Implications for SEO
Increased personalization in search results has obvious
implications for anyone performing search engine
optimization since search results will now differ from user
to user based on search history and user profile. Naturally,
all queries will show a change in ranking positions between
personalized and non-personalized results. Practitioners
have analyzed this effect and found that results for
personalized vs. non-personalized search can vary as much as
90 percent. Clearly, on page elements, particularly in the
content and Meta data, will become extremely important
again.
Rank Checking
The area most affected in the search optimization process is
rank checking. An article by Mike Moran in Revenue
January/February 2007 states, "Widespread
personalization will doom traditional rank checking".
Moran also asserts, "It's the biggest change in search
marketing since paid search."
Extensive personalization will affect the traditional rank
checking process because site rankings will differ based on
users' idiosyncratic search habits. SEO analysts will be
looking at average rankings rather than absolute rankings.
This will force a change in search engine optimization
techniques. Currently, SEO requires decision-making based
partly on researching targeted keyword phrases used by
leading competitors. With personalization, it becomes
difficult to identify the leading competitors because all
search results will differ.
Therefore, new methodologies for making search engine
optimization decisions will have to be devised. Traditional
SEO and on page optimization will still be very important
and SEOs will need to continue to improve pages, making them
superior to other pages for specific targeted keyword
phrases. This will require more thorough analyses of
competitor on-page and off-page factors.
The process of SEO competitor analysis will require data
collection, quantitative and qualitative analyses, as well
as multivariate analysis. Multivariate analyses can help
determine the relative importance and influence of multiple
factors compared to each other, yielding the competitive
landscape for your targeted key terms. The strengths and
weaknesses of this landscape will help practitioners make
the SEO decisions needed for targeting the right terms for
optimization.
In-depth competitor intelligence will give SEO practitioners
more accurate readings of how their client's Web pages
compare to their competitors' pages, and the result will be
more accurate information than we currently get with rank
checking.
The Challenge of Competitor Intelligence
In-depth competitor intelligence can reveal what's working
and what's not for a site's strongest competitors. It can
reveal which sites are competitively strong (or weak)

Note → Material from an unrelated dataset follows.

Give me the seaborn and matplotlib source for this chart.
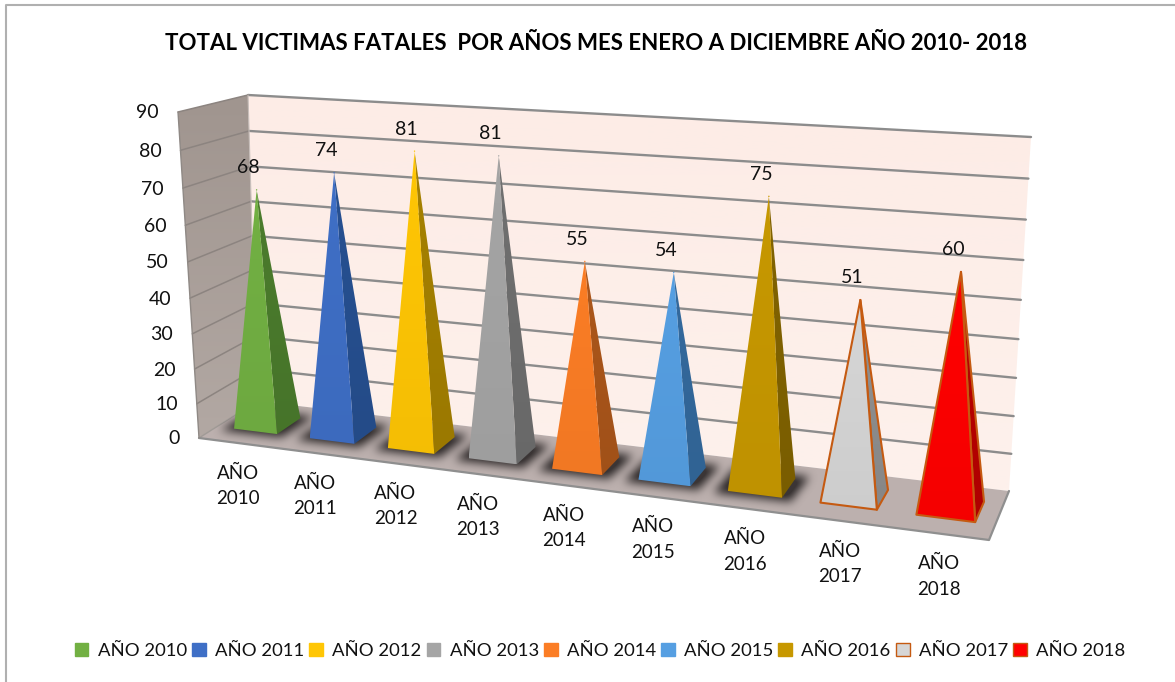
import numpy as np
import pandas as pd
import matplotlib
matplotlib.use("Agg")
import matplotlib.pyplot as plt
from matplotlib.patches import Patch, Polygon
from matplotlib.path import Path
import seaborn as sns

# ---- data ----
categories = ["AÑO 2010", "AÑO 2011", "AÑO 2012", "AÑO 2013", "AÑO 2014",
              "AÑO 2015", "AÑO 2016", "AÑO 2017", "AÑO 2018"]
values = [68, 74, 81, 81, 55, 54, 75, 51, 60]
y_ticks = [0, 10, 20, 30, 40, 50, 60, 70, 80, 90]
title = "TOTAL VICTIMAS FATALES  POR AÑOS MES ENERO A DICIEMBRE AÑO 2010- 2018"
front_colors = ["#72b043", "#3f6fc6", "#ffc605", "#a5a5a5", "#fb7d25",
                "#569fe2", "#c79800", "#d6d6d6", "#ff0000"]
side_colors = ["#4a7a2c", "#264f8f", "#a37f00", "#6e6e6e", "#a9551a",
               "#33689b", "#806200", "#8e8e8e", "#b80000"]
edge_colors = [None] * 7 + ["#c55a11", "#c55a11"]

sns.set_theme(style="white", rc={"axes.grid": False})
plt.rcParams["font.family"] = ["Lato", "DejaVu Sans"]

W, H = 1175, 682
fig = plt.figure(figsize=(W / 100, H / 100), dpi=100, facecolor="white")
ax = fig.add_axes([0, 0, 1, 1])
ax.set_xlim(0, W)
ax.set_ylim(H, 0)
ax.axis("off")

# ---- 3D chart projection: floor quad and per-corner "up" vectors ----
FL, FR, BR, BL = map(np.array, [(199., 438.), (989., 540.), (1009., 491.), (257., 401.)])
UP_FL, UP_FR, UP_BR, UP_BL = map(np.array, [(-21., -326.), (26., -368.), (22., -354.), (-9., -306.)])
WARP = 0.065


def homography(src, dst):
    A, b = [], []
    for (x, y), (X, Y) in zip(src, dst):
        A += [[x, y, 1, 0, 0, 0, -x * X, -y * X], [0, 0, 0, x, y, 1, -x * Y, -y * Y]]
        b += [X, Y]
    h = np.linalg.solve(np.array(A), np.array(b))
    return np.append(h, 1).reshape(3, 3)


HM = homography([(0, 0), (1, 0), (1, 1), (0, 1)], [FL, FR, BR, BL])


def floor(u, d):
    p = HM @ np.array([u, d, 1.0])
    return p[:2] / p[2]


def project(u, d, v):
    up = ((1 - u) * (1 - d) * UP_FL + u * (1 - d) * UP_FR + u * d * UP_BR + (1 - u) * d * UP_BL)
    t = v / 90.0
    return floor(u, d) + up * t / (1 + WARP * (1 - t))


def gradient_poly(pts, top, bottom, zorder, edge=None):
    """Fill a polygon with a vertical gradient."""
    pts = np.asarray(pts)
    x0, y0 = pts.min(axis=0)
    x1, y1 = pts.max(axis=0)
    g = np.linspace(0, 1, 64)[:, None]
    c0, c1 = np.array(matplotlib.colors.to_rgb(top)), np.array(matplotlib.colors.to_rgb(bottom))
    img = (c0[None, :] * (1 - g) + c1[None, :] * g)[:, None, :]
    im = ax.imshow(img, extent=(x0, x1, y1, y0), aspect="auto", zorder=zorder, interpolation="bilinear")
    patch = Polygon(pts, closed=True, transform=ax.transData, fc="none", ec="none")
    ax.add_patch(patch)
    im.set_clip_path(patch)
    if edge:
        ax.add_patch(Polygon(pts, closed=True, fc="none", ec=edge, lw=1.5, zorder=zorder + .1, joinstyle="round"))


def shade(c, f):
    r = np.array(matplotlib.colors.to_rgb(c)) * f
    return tuple(np.clip(r, 0, 1))


def box_blur(a, k):
    kernel = np.ones(k) / k
    a = np.apply_along_axis(lambda r: np.convolve(r, kernel, mode="same"), 0, a)
    return np.apply_along_axis(lambda r: np.convolve(r, kernel, mode="same"), 1, a)


# ---- walls and floor ----
back = [project(0, 1, 0), project(0, 1, 90), project(1, 1, 90), project(1, 1, 0)]
side = [project(0, 0, 0), project(0, 0, 90), project(0, 1, 90), project(0, 1, 0)]
flr = [FL, FR, BR, BL]
gradient_poly(back, "#fdece6", "#fdf1ec", 1)
gradient_poly(side, "#a0958f", "#b2a8a3", 1)
floor_patch = Polygon(flr, closed=True, fc="#bcb0ae", ec="none", zorder=2)
ax.add_patch(floor_patch)

# ---- gridlines drawn with seaborn, one line per tick value ----
rows = []
for v in y_ticks:
    if v == 0:
        continue
    for part, pts in (("back", [project(0, 1, v), project(1, 1, v)]),
                      ("side", [project(0, 0, v), project(0, 1, v)])):
        for order, p in enumerate(pts):
            rows.append(dict(v=v, part=part, order=order, x=p[0], y=p[1]))
grid = pd.DataFrame(rows)
sns.lineplot(data=grid[grid.part == "back"], x="x", y="y", units="v", estimator=None, sort=False,
             color="#8c8c8c", lw=1.7, ax=ax, zorder=3, legend=False)
sns.lineplot(data=grid[grid.part == "side"], x="x", y="y", units="v", estimator=None, sort=False,
             color="#8c8480", lw=1.1, ax=ax, zorder=3, legend=False)
ax.plot(*zip(project(0, 0, 0), project(0, 1, 0)), color="#a09a96", lw=1, zorder=3)
ax.plot(*zip(FL, FR, BR), color="#8f8f8f", lw=1.6, zorder=3)
ax.plot(*zip(project(0, 0, 90), project(0, 0, 0)), color="#8f8985", lw=1.0, zorder=3)
ax.plot(*zip(project(0, 1, 90), project(0, 1, 0)), color="#c8bfbb", lw=0.8, zorder=3)

# ---- pyramids ----
n = len(values)
half_r = 0.30
d0, d1 = 0.30, 0.72
apexes = []
xs = np.arange(170, 1040)
ys = np.arange(380, 570)
gx, gy = np.meshgrid(xs + 0.5, ys + 0.5)
cells = np.column_stack([gx.ravel(), gy.ravel()])
shadow = np.zeros(gx.shape)

for i, (val, fc, sc, ec) in enumerate(zip(values, front_colors, side_colors, edge_colors)):
    uc = (i + 0.5) / n
    ul, ur = uc - (0.27 + 0.025 * uc) / n, uc + half_r / n
    a, b, c = floor(ul, d0), floor(ur, d0), floor(ur, d1)
    e = floor(ul, d1)
    apex = project(uc - 0.035 * min(1, uc * 3) / n, (d0 + d1) / 2, val * (0.985 + 0.025 * uc))
    apexes.append(apex)
    if ec is None:  # soft contact shadow on the floor
        centre = (a + b + c + e) / 4
        quad = centre + (np.array([a, b, c, e]) - centre) * np.array([1.42, 1.3])
        shadow += Path(quad).contains_points(cells).reshape(gx.shape)
    gradient_poly([b, c, apex], shade(sc, 1.02), shade(sc, 0.95), 5, edge=ec)
    gradient_poly([a, b, apex], shade(fc, 1.0), shade(fc, 0.96), 6, edge=ec)
    ax.text(apex[0] - 8, apex[1] - 22, str(val), ha="center", va="center", fontsize=14,
            color="#111111", zorder=9)
    lab = floor(uc, 0)
    ax.text(lab[0] + 1, lab[1] + 43, categories[i].replace(" ", "\n"), ha="center", va="center",
            fontsize=13.5, color="#111111", linespacing=1.6, zorder=9)

for _ in range(3):
    shadow = box_blur(shadow, 9)
rgba = np.zeros(gx.shape + (4,))
rgba[..., :3] = matplotlib.colors.to_rgb("#2f2a2a")
rgba[..., 3] = np.clip(shadow * 1.05, 0, 0.92)
sh = ax.imshow(rgba, extent=(xs[0], xs[-1] + 1, ys[-1] + 1, ys[0]), aspect="auto", zorder=4,
               interpolation="bilinear")
sh.set_clip_path(floor_patch)

apex_df = pd.DataFrame(apexes, columns=["x", "y"]).assign(year=categories)
sns.scatterplot(data=apex_df, x="x", y="y", hue="year", palette=front_colors, s=1, linewidth=0,
                legend=False, ax=ax, zorder=4.5)

# ---- value axis labels ----
for v in y_ticks:
    p = project(0, 0, v)
    ax.text(p[0] - 19, p[1] + 1, str(v), ha="right", va="center", fontsize=14, color="#111111", zorder=9)

ax.set_xlim(0, W)
ax.set_ylim(H, 0)
ax.set_xlabel("")
ax.set_ylabel("")

# ---- title, frame, legend ----
ax.text(596, 43, title, ha="center", va="center", fontsize=16, fontweight="bold", color="#000000")
ax.plot([6, 6, 1175], [682, 5, 5], color="#b0b0b0", lw=1.5, zorder=0)

handles = [Patch(fc=f, ec=e if e else f, lw=1.0, label=c)
           for c, f, e in zip(categories, front_colors, edge_colors)]
fig.legend(handles=handles, loc="center", bbox_to_anchor=(600 / W, 1 - 651 / H), ncol=9, frameon=False,
           fontsize=13.3, handlelength=0.75, handleheight=0.75, handletextpad=0.5, columnspacing=0.27,
           labelcolor="#111111", borderpad=0)

fig.savefig("out.png", dpi=100, facecolor="white")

compared to the client's site, regardless of what the
respective ranking numbers would show with rank checking.
New age competitor intelligence will tell you what
optimization factors are most important for specific
competitive landscapes. Technicians will learn the true
competitive nature of a keyword phrase rather that just the
number of results returned for a specific query. They will
know exactly what SEO factors to work in order to strengthen
their client's position rather than guesstimate based on
general guidelines.
In-depth competitor intelligence will tell practitioners how
to prioritize the SEO factors to be optimized, revealing
semantic relationships between the client's content, the
competitors' content, and the semantic nuances of a keyword
phrase related to search personalization of user results.

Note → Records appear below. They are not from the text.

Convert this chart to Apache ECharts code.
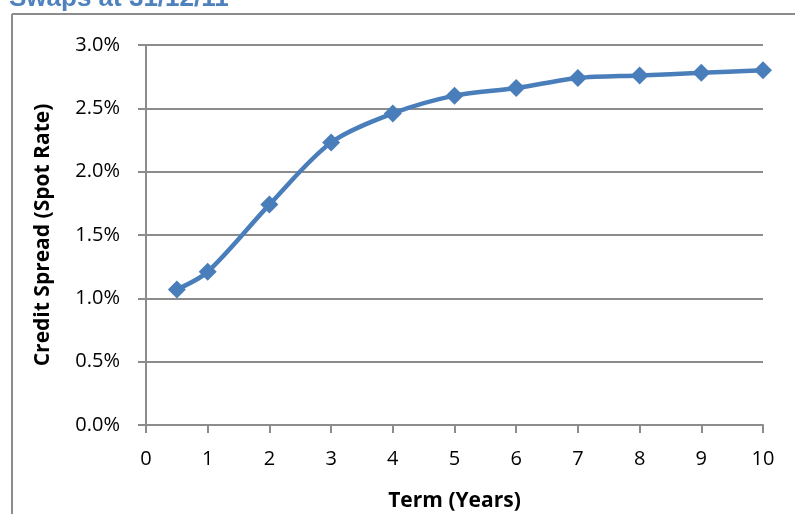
<!DOCTYPE html>
<html><head><meta charset="utf-8">
<script src="https://cdn.jsdelivr.net/npm/echarts@6/dist/echarts.min.js"></script>
<style>html,body{margin:0;padding:0;background:#fff}#c{width:795px;height:514px}</style>
</head><body><div id="c"></div>
<script>
const terms = [0.5, 1, 2, 3, 4, 5, 6, 7, 8, 9, 10];
const spreads = [1.07, 1.21, 1.74, 2.23, 2.46, 2.60, 2.66, 2.74, 2.76, 2.78, 2.80];
const titleText = "Swaps at 31/12/11";
const yTitle = "Credit Spread (Spot Rate)";
const xTitle = "Term (Years)";

const chart = echarts.init(document.getElementById('c'));
const fam = "'Open Sans', 'Liberation Sans', sans-serif";
chart.setOption({
  animation: false,
  grid: {left: 146, right: 32, top: 45, bottom: 89, outerBoundsMode: 'none', containLabel: false},
  graphic: [
    {type: 'line', shape: {x1: 12, y1: 14, x2: 795, y2: 14}, style: {stroke: '#8c8c8c', lineWidth: 2}},
    {type: 'line', shape: {x1: 12, y1: 14, x2: 12, y2: 514}, style: {stroke: '#8c8c8c', lineWidth: 2}},
    {type: 'text', left: 9, top: -14, style: {text: titleText, fill: '#4F81BD', font: "bold 26px 'Liberation Sans', Arial, sans-serif"}}
  ],
  xAxis: {
    type: 'value', min: 0, max: 10, interval: 1,
    name: xTitle, nameLocation: 'middle', nameGap: 66,
    nameTextStyle: {fontFamily: fam, fontWeight: 'bold', fontSize: 21, color: '#000'},
    axisLine: {show: true, lineStyle: {color: '#8c8c8c', width: 2}},
    axisTick: {show: true, length: 8, lineStyle: {color: '#8c8c8c', width: 2}},
    axisLabel: {fontFamily: fam, fontSize: 20, color: '#000', margin: 24},
    splitLine: {show: false}
  },
  yAxis: {
    type: 'value', min: 0, max: 3, interval: 0.5,
    name: yTitle, nameLocation: 'middle', nameGap: 92, nameRotate: 90,
    nameTextStyle: {fontFamily: fam, fontWeight: 'bold', fontSize: 21, color: '#000'},
    axisLine: {show: true, lineStyle: {color: '#8c8c8c', width: 2}},
    axisTick: {show: true, length: 8, lineStyle: {color: '#8c8c8c', width: 2}},
    axisLabel: {fontFamily: fam, fontSize: 20, color: '#000', margin: 26, formatter: v => v.toFixed(1) + '%'},
    splitLine: {show: true, lineStyle: {color: '#8c8c8c', width: 2}}
  },
  series: [{
    type: 'line',
    data: terms.map((t, i) => [t, spreads[i]]),
    smooth: 0.3,
    symbol: 'diamond', symbolSize: 18,
    lineStyle: {color: '#4A7EBB', width: 4.5},
    itemStyle: {color: '#4A7EBB'}
  }]
});
</script></body></html>
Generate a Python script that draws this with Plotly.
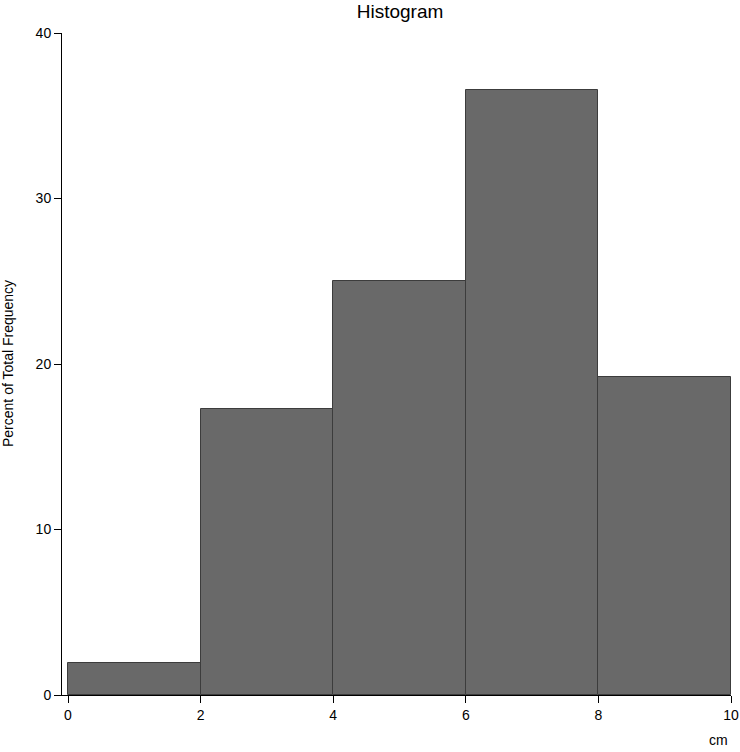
import plotly.graph_objects as go

bin_edges = [0, 2, 4, 6, 8, 10]
percent = [1.92, 17.31, 25.0, 36.54, 19.23]
y_ticks = [0, 10, 20, 30, 40]
x_ticks = [0, 2, 4, 6, 8, 10]

centers = [(bin_edges[i] + bin_edges[i + 1]) / 2 for i in range(len(percent))]
widths = [bin_edges[i + 1] - bin_edges[i] for i in range(len(percent))]

FONT = "Arial, Liberation Sans, Helvetica, sans-serif"

fig = go.Figure(go.Bar(
    x=centers, y=percent, width=widths,
    marker=dict(color="#696969", line=dict(color="#3c3c3c", width=1)),
    hoverinfo="skip",
))

W, H = 740, 752
L, R, T, B = 62, 9, 33, 57
fig.update_layout(
    width=W, height=H,
    margin=dict(l=L, r=R, t=T, b=B, autoexpand=False),
    plot_bgcolor="white", paper_bgcolor="white",
    font=dict(family=FONT, size=14, color="black"),
    showlegend=False,
    bargap=0,
    title=dict(text="Histogram", x=(400 - L) / (W - L - R), xref="paper", xanchor="center",
               y=1 - 11 / H, yref="container", yanchor="middle",
               font=dict(family=FONT, size=19, color="black")),
    xaxis=dict(range=[-0.0905, 10], tickvals=x_ticks, ticktext=[str(v) for v in x_ticks],
               showline=True, linecolor="black", linewidth=1, ticks="outside", ticklen=7,
               tickcolor="black", showgrid=False, zeroline=False, fixedrange=True),
    yaxis=dict(range=[0, 40], tickvals=y_ticks, ticktext=[str(v) for v in y_ticks],
               showline=True, linecolor="black", linewidth=1, ticks="outside", ticklen=7,
               tickcolor="black", showgrid=False, zeroline=False, fixedrange=True),
    annotations=[
        dict(text="Percent of Total Frequency", xref="paper", yref="paper", x=0, y=0.5,
             xshift=-54, textangle=-90, showarrow=False, xanchor="center", yanchor="middle",
             font=dict(family=FONT, size=14, color="black")),
        dict(text="cm", xref="paper", yref="paper", x=(718 - L) / (W - L - R), y=0,
             yshift=-45, showarrow=False, xanchor="center", yanchor="middle",
             font=dict(family=FONT, size=14, color="black")),
    ],
)

fig.write_html("out.html", config={"displayModeBar": False},
               post_script="document.body.style.margin='0';")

Optimization in the era of personalization requires robust
competitive intelligence, and this will pay big dividends to
those who master analyzing the competitive landscape.
It is undoubtedly true that search will change dramatically
once personalization is widely adopted. However, SEO is an
art that is extremely flexible and will adapt with
widespread use of search history to affect rankings. SEO
practitioners have always been creative, and we will develop
new techniques to achieve search visibility for our clients
as personalized search becomes more prevalent.